Monday, September 22, 2008

The Future of Triangles Part 3: X-Plane 9

Before I post anything to my blog saying what might happen, standard disclaimers:
  • This blog represents my rambling about the directions I am considering for X-Plane's rendering engine.
  • This blog is not a promise or commitment of any kind to deliver any particular feature.
  • If I say I am looking at doing feature X, and feature X does not materialize, either in the near or far future, or, like, ever, consider this to be one big fat "I told you so."
With that in mind, I think the direction for lighting in version 9 is to introduce per-pixel lighting.

I don't know what other set of features we'll get with per-pixel lighting, but I am reviewing normal maps, specular maps, and the material attributes.  Per pixel lighting will mean smooth, round, shiny looking surfaces without using a huge number of triangles.

Now there are two sets of hardware that will not be able to support per-pixel lighting:
  • Cards without pixel shaders.  (GeForce 2,3,4, Radeon 7000-9200.)  You might know your card does not have pixel shaders because the pixel shader check box is not available in the rendering settings.
  • Cards with first generation shaders.  (This is the GeForce FX series and the Radeon 9500-9800 and X300-X600.)  These cards can actually perform per-pixel lighting, but they are so slow that per-pixel lighting will bring them below minimum frame-rate.
So unfortunately, there will be an authoring decision: add more triangles so that per-vertex lighting looks good, or use fewer triangles and rely on per-pixel lighting.  The decision will depend on what hardware you want to target at what performance level.  (For what it's worth, hardware that cannot support per-pixel lighting usually isn't very powerful, so there is something to be said for not having a lot of triangles on these lower end machines.)

3 comments:

Unknown said...

thats very good news that you consider this :)

means in the future we maybe have a:
- color-map
- normal-map
- specular-map

since my background is offline-rendering i hate specular-maps and prefer real reflection-maps (wich look the same, but produce reflections like on x-planes water instead of just a "fake" highlight). i know that some racing games like project gotham for the xbox360 use reflection-maps for the carpaint parts on the cars. every few "seconds" a car-centric cubemap is generated and applied to the carpaint-materials reflection slot.

i wonder if such a high-end tecnique makes sense for xplane? (i have no clue if there are planes that are highly reflective in real life, i think i have seen a p51 in il2 with a imitated chrome-look).

what do you think personaly about this?

AWC said...

So does this mean "IF" implemented that Cards without pixel shaders will no longer be able to run X-plane?

Benjamin Supnik said...

"So does this mean "IF" implemented that Cards without pixel shaders will no longer be able to run X-plane?"

NO!

The decision on minimum hardware requirements and the decision on rendering effects are separate.

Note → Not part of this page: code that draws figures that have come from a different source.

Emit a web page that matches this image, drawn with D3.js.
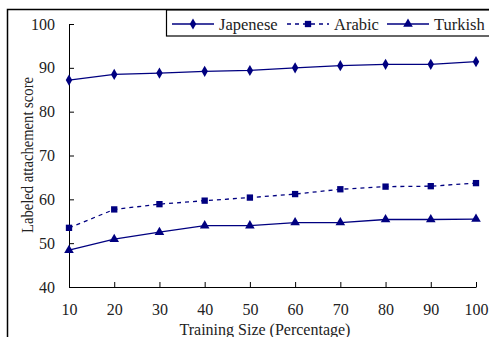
<!DOCTYPE html>
<html><head><meta charset="utf-8">
<script src="https://cdn.jsdelivr.net/npm/d3@7"></script>
<style>body{margin:0;background:#fff}svg{display:block}</style>
</head><body>
<script>
const sizes = [10,20,30,40,50,60,70,80,90,100];
const japanese = [87.2,88.5,88.8,89.2,89.4,90.0,90.5,90.8,90.8,91.4];
const arabic = [53.5,57.7,58.9,59.7,60.4,61.2,62.3,62.9,63.0,63.7];
const turkish = [48.4,50.9,52.5,54.0,54.0,54.7,54.7,55.4,55.4,55.5];
const yTicks = [40,50,60,70,80,90,100];
const seriesNames = ["Japenese","Arabic","Turkish"];

const W=489,H=337, navy="#000080", font="'Liberation Serif', 'DejaVu Serif', serif";
const svg=d3.select("body").append("svg").attr("width",W).attr("height",H);
svg.append("rect").attr("x",7.5).attr("y",9.5).attr("width",490).attr("height",340)
  .attr("fill","none").attr("stroke","#000").attr("stroke-width",1.5);

const x=d3.scaleLinear().domain([10,100]).range([69,476]);
const y=d3.scaleLinear().domain([40,100]).range([287,24]);

const gx=svg.append("g").attr("transform","translate(0,287)")
  .call(d3.axisBottom(x).tickValues(sizes).tickSize(-5).tickPadding(17).tickSizeOuter(0));
const gy=svg.append("g").attr("transform","translate(69,0)")
  .call(d3.axisLeft(y).tickValues(yTicks).tickSize(-5).tickPadding(14).tickSizeOuter(0));
[gx,gy].forEach(g=>{
  g.select(".domain").attr("stroke","#000");
  g.selectAll(".tick line").attr("stroke","#000");
  g.selectAll("text").attr("font-family",font).attr("font-size",16).attr("fill","#222");
});

svg.append("text").attr("x",265).attr("y",335).attr("text-anchor","middle")
  .attr("font-family",font).attr("font-size",16).attr("fill","#222").text("Training Size (Percentage)");
svg.append("text").attr("transform","translate(33,155) rotate(-90)").attr("text-anchor","middle")
  .attr("font-family",font).attr("font-size",16).attr("fill","#222")
  .attr("textLength",156).attr("lengthAdjust","spacingAndGlyphs").text("Labeled attachement score");

const series=[
  {name:seriesNames[0],vals:japanese,dash:null,sym:d3.symbolDiamond,size:36},
  {name:seriesNames[1],vals:arabic,dash:"4,4",sym:d3.symbolSquare,size:40},
  {name:seriesNames[2],vals:turkish,dash:null,sym:d3.symbolTriangle,size:40}
];
const line=d3.line().x(d=>x(d[0])).y(d=>y(d[1]));
series.forEach(s=>{
  const pts=sizes.map((v,i)=>[v,s.vals[i]]);
  svg.append("path").attr("d",line(pts)).attr("fill","none").attr("stroke",navy)
    .attr("stroke-width",1.3).attr("stroke-dasharray",s.dash);
  svg.selectAll(null).data(pts).enter().append("path")
    .attr("d",d3.symbol().type(s.sym).size(s.size))
    .attr("transform",d=>`translate(${x(d[0])},${y(d[1])})`).attr("fill",navy);
});

// legend
svg.append("rect").attr("x",166.5).attr("y",10).attr("width",330).attr("height",26)
  .attr("fill","#fff").attr("stroke","#000").attr("stroke-width",1.2);
const lx=[172,287,387];
series.forEach((s,i)=>{
  const g=svg.append("g");
  g.append("line").attr("x1",lx[i]).attr("x2",lx[i]+42).attr("y1",24).attr("y2",24)
    .attr("stroke",navy).attr("stroke-width",1.3).attr("stroke-dasharray",s.dash);
  g.append("path").attr("d",d3.symbol().type(s.sym).size(s.size))
    .attr("transform",`translate(${lx[i]+21},24)`).attr("fill",navy);
  g.append("text").attr("x",lx[i]+47).attr("y",29.5).attr("font-family",font)
    .attr("font-size",16.5).attr("fill","#222").text(s.name);
});
</script>
</body></html>
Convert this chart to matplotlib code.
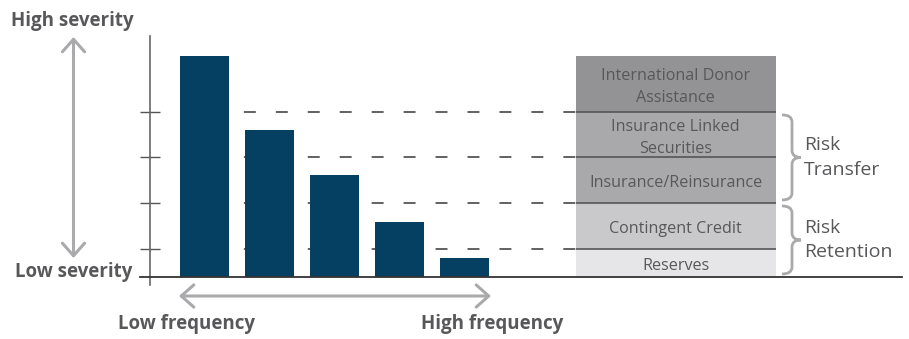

- If we continue to support non-shader cards AND we do per-pixel lighting, then you simply won't get per pixel lighting on old cards.

- I cannot say what future requirements will be.

- I can say we are NOT going to CHANGE the hardware requirements in the MIDDLE of a version run to DISALLOW cards that used to work.

If your card works in v9, it will work for the rest of v9. I can say absolutely nothing about what will happen in v10, v11, v12, etc.

Actually, I can say this: I think it will be relatively unlikely for us to REQUIRE shaders -- too many cards have too many problems with their drivers...I expect we will always support some kind of really primitive "no features required" mode that works, so that users don't get stuck with a DVD they can't run at all, no matter how toasted their drivers are.

But I don't think we'll do any more new eye candy that doesn't require shaders...the non-shader pipeline is just about as maxed out as it can be already - we're not going to invest more work in 1990's graphics technology.

The future is shaders - even if they are not required for compatibility/troubleshooting reasons. You'd certainly be insane to pick up a new graphics card without them.